Image by janeb13 at

These are notes on architecting large scale systems. (Is architecting even a word?) The notes came out of a series of recent conversations with trusted colleagues.

Large software systems have several axes to manage

  • amount of requests -> millions of requests per second
  • amount of data -> millions of data records to process
  • amount of code -> millions of lines of code to organize
  • amount of staff -> millions of communication channels


  • is the system healthy?
  • keep it healthy

Monitoring > Logging

  • log everything
  • keep logs for about a year
  • do not log confidential data such as passwords
  • include 1. correlation id and 2. the entire request/response payload
  • structured logging is a nice-to-have

Monitoring > Notifications

  • monitor every important part of the system
  • ping employees via phone, email, text
  • have clear plans of action; e.g. restart the service
  • Kubernetes has some out-of-the-box monitoring: live, healthy.


  • who can deploy?
  • the machine needs approval from two people:
  • ... one person (e.g. a developer) starts a deployment,
  • ... another person must approve the deployment,
  • ... the machine does the actual deployment via a script.
  • this is more secure and prevents accidents (e.g. deleted the database, oops)

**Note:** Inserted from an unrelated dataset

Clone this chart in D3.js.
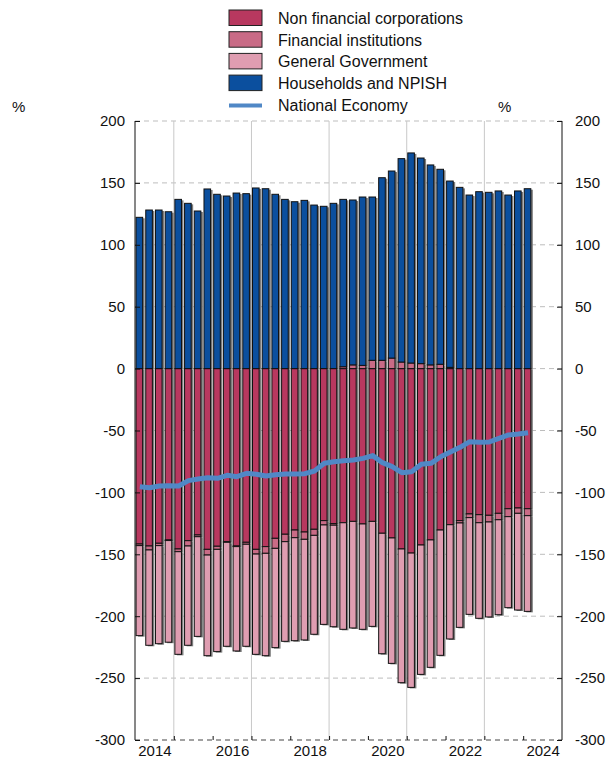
<!DOCTYPE html>
<html>
<head>
<meta charset="utf-8">
<script src="https://cdn.jsdelivr.net/npm/d3@7"></script>
<style>
body { margin: 0; background: #fff; }
text { font-family: "Liberation Sans", Arial, sans-serif; fill: #111; }
</style>
</head>
<body>
<svg width="610" height="758"></svg>
<script>

// Quarters shown (one bar each)
var quarters = ["2014Q1","2014Q2","2014Q3","2014Q4","2015Q1","2015Q2","2015Q3","2015Q4",
    "2016Q1","2016Q2","2016Q3","2016Q4","2017Q1","2017Q2","2017Q3","2017Q4",
    "2018Q1","2018Q2","2018Q3","2018Q4","2019Q1","2019Q2","2019Q3","2019Q4",
    "2020Q1","2020Q2","2020Q3","2020Q4","2021Q1","2021Q2","2021Q3","2021Q4",
    "2022Q1","2022Q2","2022Q3","2022Q4","2023Q1","2023Q2","2023Q3","2023Q4","2024Q1"];

// Sector balances, %
var nonFinancial = [-141.7,-143.3,-141.1,-138.4,-145.7,-139.0,-134.4,-146.0,-143.5,-139.8,-143.3,-140.3,-146.0,-143.8,-137.1,-133.8,-130.4,-132.0,-129.8,-122.8,-125.2,-124.5,-123.4,-125.5,-123.4,-133.0,-136.8,-145.7,-149.0,-142.5,-138.4,-130.4,-126.1,-122.8,-117.4,-118.0,-118.5,-116.9,-113.2,-112.6,-113.2];
var financial = [-1.3,-3.2,-1.9,-0.5,-2.2,-4.3,-1.4,-4.6,-2.5,-0.5,-0.5,-1.6,-3.8,-5.4,-8.1,-6.0,-6.2,-5.9,-4.9,-3.5,-1.3,1.5,3.0,2.6,6.7,6.7,8.5,5.3,4.5,4.0,3.0,3.5,1.0,-1.9,-3.0,-6.5,-5.4,-5.2,-6.4,-4.3,-5.6];
var government = [-72.7,-77.0,-79.2,-82.1,-82.9,-80.2,-80.5,-81.3,-82.6,-84.0,-84.3,-82.4,-81.0,-82.7,-80.2,-80.5,-83.2,-81.3,-79.9,-80.3,-82.0,-86.1,-86.1,-85.1,-84.8,-97.3,-101.3,-108.0,-108.5,-104.5,-102.9,-101.2,-92.3,-84.3,-78.1,-77.2,-76.7,-76.7,-73.5,-78.1,-77.3];
var households = [122.2,128.1,128.1,126.7,136.7,133.5,127.3,145.1,140.8,139.4,141.8,141.3,145.9,145.3,140.8,136.7,134.8,135.9,132.1,131.1,133.5,135.2,133.2,136.0,131.9,147.5,151.1,164.3,169.7,166.1,161.5,157.5,150.5,146.4,140.2,142.9,142.4,143.5,140.2,143.5,145.3];
var nationalEconomy = [-95.4,-96.2,-94.8,-94.6,-94.8,-90.5,-89.2,-88.1,-88.6,-86.2,-87.3,-84.6,-85.4,-86.8,-85.7,-85.1,-85.1,-84.9,-82.7,-76.5,-75.2,-74.4,-73.8,-72.5,-70.3,-76.0,-79.2,-84.1,-83.3,-77.3,-76.5,-71.2,-67.4,-63.6,-59.0,-59.5,-59.3,-56.3,-53.6,-52.8,-51.8];

var seriesNames = ["Non financial corporations", "Financial institutions", "General Government", "Households and NPISH"];
var lineName = "National Economy";
var yTicks = [-300, -250, -200, -150, -100, -50, 0, 50, 100, 150, 200];
var yearLabels = [2014, 2016, 2018, 2020, 2022, 2024];

var colors = ["#b8385f", "#c96b86", "#df9db1", "#0b4f9e"];
var lineColor = "#5088c6";

var svg = d3.select("svg"),
    pLeft = 135, pRight = 562, pTop = 121, pBottom = 740;

// quarter -> fractional year at bar centre
function qPos(q) { return +q.slice(0, 4) + (+q.slice(5) - 1) * 0.25 + 0.125; }

var x = d3.scaleLinear().domain([2014, 2025]).range([pLeft, pRight]);
var y = d3.scaleLinear().domain([-300, 200]).range([pBottom, pTop]);

var rows = quarters.map(function (q, i) {
    return { q: q, s0: nonFinancial[i], s1: financial[i], s2: government[i], s3: households[i] };
});
var stack = d3.stack().keys(["s0", "s1", "s2", "s3"]).offset(d3.stackOffsetDiverging);
var layers = stack(rows);

// grid
svg.append("g").selectAll("line").data(yTicks).enter().append("line")
    .attr("x1", pLeft).attr("x2", pRight)
    .attr("y1", function (d) { return y(d); }).attr("y2", function (d) { return y(d); })
    .attr("stroke", function (d) { return d === -300 ? "#444" : "#bdbdbd"; })
    .attr("stroke-dasharray", "5,4");
svg.append("g").selectAll("line").data([2015, 2017, 2019, 2021, 2023]).enter().append("line")
    .attr("x1", function (d) { return x(d); }).attr("x2", function (d) { return x(d); })
    .attr("y1", pTop).attr("y2", pBottom)
    .attr("stroke", "#c8c8c8");

// bars: shadow first, then fills
var bw = 6.6;
var segs = [];
layers.forEach(function (layer, k) {
    layer.forEach(function (d) {
        if (d[1] !== d[0]) segs.push({ k: k, q: d.data.q, y0: d[0], y1: d[1] });
    });
});
svg.append("g").selectAll("rect").data(segs).enter().append("rect")
    .attr("x", function (d) { return x(qPos(d.q)) - bw / 2 - 0.5 + 2; })
    .attr("y", function (d) { return y(d.y1) + 1; })
    .attr("width", bw)
    .attr("height", function (d) { return Math.abs(y(d.y0) - y(d.y1)); })
    .attr("fill", "#7c7c7c");
svg.append("g").selectAll("rect").data(segs).enter().append("rect")
    .attr("x", function (d) { return x(qPos(d.q)) - bw / 2 - 0.5; })
    .attr("y", function (d) { return y(d.y1); })
    .attr("width", bw)
    .attr("height", function (d) { return Math.abs(y(d.y0) - y(d.y1)); })
    .attr("fill", function (d) { return colors[d.k]; })
    .attr("stroke", "#111").attr("stroke-width", 1);

// national economy line
var line = d3.line()
    .x(function (d, i) { return x(qPos(quarters[i])); })
    .y(function (d) { return y(d); });
svg.append("path").datum(nationalEconomy)
    .attr("d", line)
    .attr("fill", "none").attr("stroke", lineColor)
    .attr("stroke-width", 5).attr("stroke-linejoin", "round");

// axes
var fmt = function (d) { return String(d); };
var yl = svg.append("g").attr("transform", "translate(" + pLeft + ",0)")
    .call(d3.axisLeft(y).tickValues(yTicks).tickSize(-5).tickPadding(10).tickFormat(fmt));
var yr = svg.append("g").attr("transform", "translate(" + pRight + ",0)")
    .call(d3.axisRight(y).tickValues(yTicks).tickSize(-5).tickPadding(13).tickFormat(fmt));
[yl, yr].forEach(function (g) {
    g.select(".domain").attr("d", "M0," + pTop + "V" + pBottom).attr("stroke", "#111");
    g.selectAll("text").style("font-size", "15px").attr("fill", "#111");
    g.selectAll(".tick line").attr("stroke", "#111");
});

var xt = svg.append("g").attr("transform", "translate(0," + pBottom + ")")
    .call(d3.axisBottom(x).tickValues(d3.range(2015, 2025)).tickSize(-4).tickFormat(""));
xt.select(".domain").remove();
xt.selectAll(".tick line").attr("stroke", "#111");
var xl = svg.append("g").attr("transform", "translate(0," + pBottom + ")")
    .call(d3.axisBottom(x).tickValues(yearLabels.map(function (d) { return d + 0.5; }))
        .tickSize(0).tickPadding(5).tickFormat(function (d) { return Math.floor(d); }));
xl.select(".domain").remove();
xl.selectAll("text").style("font-size", "15px").attr("fill", "#111");

svg.append("text").attr("x", 12).attr("y", 112).style("font-size", "15px").text("%");
svg.append("text").attr("x", 498).attr("y", 112).style("font-size", "15px").text("%");

// legend
var lg = svg.append("g");
seriesNames.forEach(function (name, i) {
    var yy = 10 + i * 21.7;
    lg.append("rect").attr("x", 229).attr("y", yy).attr("width", 33).attr("height", 15.5)
        .attr("fill", colors[i]).attr("stroke", "#222").attr("stroke-width", 1);
    lg.append("text").attr("x", 278).attr("y", yy + 14).style("font-size", "16px").text(name);
});
lg.append("line").attr("x1", 229).attr("x2", 262).attr("y1", 105.5).attr("y2", 105.5)
    .attr("stroke", lineColor).attr("stroke-width", 4);
lg.append("text").attr("x", 278).attr("y", 110.8).style("font-size", "16px").text(lineName);

</script>
</body>
</html>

  • scale out is the trend
  • it is about load balancing
  • compared to one large machine, multiple small machines are
  • ... less expensive
  • ... more flexible
  • ... more resilient (w/ redundancies)

Distributed Transactions

                       HasStarted    HasCompleted

database1.someTable        1              1
database2.someTable        1              0 // problem!
database3.someTable        1              1
  • for each distributed database table involved in a distributed transaction,
  • ... store the transaction state: HasStarted, HasCompleted...
  • also include a supervisor service to check for transaction integrity
  • --
  • some transaction will fail
  • fail fast and on purpose:
  • ... if something in the system fails, shoot the flare,
  • ... sound the alarm immediately, do not keep processing

Event Sourcing

  • do not store state
  • rather, record every event that would otherwise change state,
  • and determine the state at a given time by replaying each event.


  • supports clustering for a reliable, distributed cache
  • multiple services read/write to a single distributed cache
  • more than just a cache
  • ... supports queue and bus features
  • ... pub-sub, in which services subscribe to a key
  • ... consistent index increment operations (plus one)
  • limitation: only supported serialized data

Lots of Data - Paging, Filtering

Back 1 2 3 4 5 6 7 8 9 10 .. 11,320 Next // no!
Back 1 2 3 4 5 6 7 8 9 10 Next // yes
  • exposing the total number of available pages in the UI is expensive,
  • because counting the total number of records entails scanning the entire data store,
  • and it's non-trivial to cache the count on a dynamic query
  • a better alternative is to expose a limited number of pages with back/next
  • on the other hand, filtering is cheap, especially with DB indexing

Message Queue

  • we mostly read them
  • uses a pull not a push model
  • usually support message persistence after something has handled the message

Message Bus

  • this is pub/sub (publish/subscribe)
  • multiple listeners/subscribers
  • usually do not support message persistence
  • compared to object-oriented event handling,
  • ... publishing to a message bus can be harder to debug at runtime,
  • ... because of difficultly finding the message handler(s) and stepping into code;
  • ... static analysis does not support "find all message bus subscribers"

Managing Thousands of Lines of Code

  • reduce coupling (cliched, but true)
  • define clean lines among functional areas,
  • even though we own the entire code base,
  • ... break code out into libraries;
  • ... pretend we are creating a set of public APIs
  • ... focus on opaque APIs that hide their implementation details.
  • in a multi-layered/multi-tiered architecture,
  • ... avoid depending on services/libraries that are more than one layer away,
  • ... strive for dependency structures that look like linked lists

Traffic Localization, Distributed Systems

  • direct the user to the closest server
  • e.g Azure Traffic Manager does this; CloudFlare (probably) provides it too
  • when the request arrives
  • ... ping available servers
  • ... look at the latency
  • ... direct the request to the correct server
  • this is basically a performance enhancing DNS service

Challenge: region specific transactions

  • e.g. payment processing
  • ... payments in Australia
  • ... payments in United Kingdom
  • ... payments in United States
  • localize the algorithms for payment process,
  • scale payment servers based on regional demand,
  • reuse shopping cart and invoicing systems for all regions,
  • doing this is is harder when payment/cart/invoicing are coupled
  • one viable approach: break out a service per payment region

MonoRepos vs MicroRepos

  • the mono repositories require more investment in tooling
  • without that, it's too easy to do stupid things in a mono repository

Politics in Large Organizations

  • as the system grows, change becomes more difficult,
  • the corporate politics can become reactionary,
  • the code base's technical debt can become unwieldy and brittle,
  • focus on making small, impactful changes,
  • large systems are sobering - it's like steering an enormous ship
  • mitigation:
    • avoid coupling from the start
    • the harder it is to introduce coupling, the less likely people will do it
    • so, make coupling painful and more difficult:
      • separate repositories
      • code analysis
      • dependency structure tests
      • code inspection
    • one choice is among:
      • an above average system that prevents bad patterns
      • an above average team that prevents bad patterns
      • a mix of both is probably the best